Viktoria Binschtok employs conceptual photography to explore contemporary visual worlds. Her “Flash” series is currently on view in the exhibition “Paparazzi!” We met up with the artist in her studio in Berlin.

SM: How do you present these clusters?VB: In very different ways. Making this decision is an important part of the work process. In the case of "Black Cluster," for example, I go beyond the boundaries of the image and let the central, very dark photograph of nighttime Tokyo continue into the space by imbedding it in a diffuse setting that is painted black. This makes it capable of being experienced spatially. I sometimes present sculptural, multilayered photo objects as opposed to works in classic frames. What all the presentations have in common is that each image in a cluster always makes reference to at least one other image.
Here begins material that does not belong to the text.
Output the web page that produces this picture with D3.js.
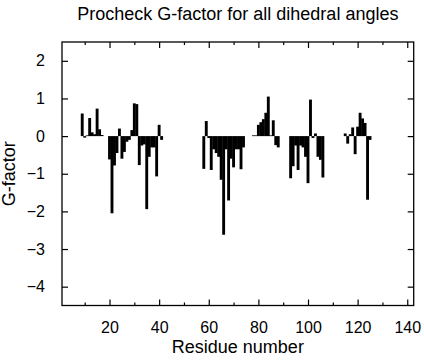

SM: Is the series also a commentary on the constantly and uncontrollably growing archive of images that envelops us in the Internet? It, too, is produced through a collaboration between man and machine, thus programmed computer intelligence.VB: We are aware of the fact that the volume of images in the Internet is constantly growing, that more and more images are added to and circulate in it, but we have no notion of what it really looks like. One always needs search terms or, as in the case of the "Cluster Series," an image in order to be able to see a section of it. In my work I essentially make a pause visible before the circulation progresses. If I carried out my image search a week later, everything would probably look very different.

SM: It's fascinating how this method influences your artistic practice. You suddenly no longer just take photographs but start to build things.

VB: It's new for me; I never used to stage things, but primarily used images that I came across. This was also the case for the works that are now on view in the exhibition "Paparazzi!" at the SCHIRN.

SM: For "Flash" you used film stills taken from a news video. Almost all one sees is a white area and a couple of outlines, because the photo reporters' flashes so brightly light up the scene. A comment on the mediatized spectacle?VB: The profusion of photoflashes by the paparazzi produces a stroboscopic effect. This almost completely blocks out what the individual making the video is actually concerned with. Normal lighting would allow seeing a celebrity coming out of a restaurant and getting into a limousine. Strictly speaking, this is not an important event. It doesn't become one until our attention is drawn to it. The light serves, so to speak, as a representative of this excessive attention.

SM: You've been interested in the visual aesthetics that originate in the Internet for some time now, and you link them to your own practice. For your most well known series, "World of Details," you took images from Google Street View and then drove to the places in order to take photographs of details. What prompted you to do this?

VB: I discovered Google Street View in 2009. I was fascinating by being able to take a virtual walk through New York, which I did night after night. At some point it became apparent that some people noticed the camera and looked into it. I then collected such situations. I later had the idea to go to the places where people were taken by surprise by the unmanned Google camera for the purpose of setting something against these pictures.

SM: You took photographs there that sharply contrast with the Google Street View images. They are carefully thought out compositions: light, detail, color--everything is right.VB: The photographs mostly show details that came to my attention within these scenes. Some of the pictures feature highly enlarged details from the reference image. This almost makes it look as if I had zoomed into the original scene to scan the surface with the camera. In others I made something visible that was not visible on the source image. In one of them, for example, you could see a couple through the window of a diner. I then went there and took a picture of the table that they were sitting at. I wanted to explore the scene, yet at the same time show the difference between what the machine unthinkingly recorded and the process, which is characterized by numerous decisions, with which I as a human being arrive at a final picture.SM: Your body of work appears to be a bit like a research project: do you examine how photography and new photo technologies influence everyday culture?VB: I'm interested in finding out what people use cameras for and what they think is even worth depicting. It was a long time before I could even take pictures myself, because I was much too involved in sorting and understanding the images that I saw every day through various channels. It was therefore only logical for me to remove such images from their contexts. Working on these series is always a process that above all provides insight into the time in which they were produced.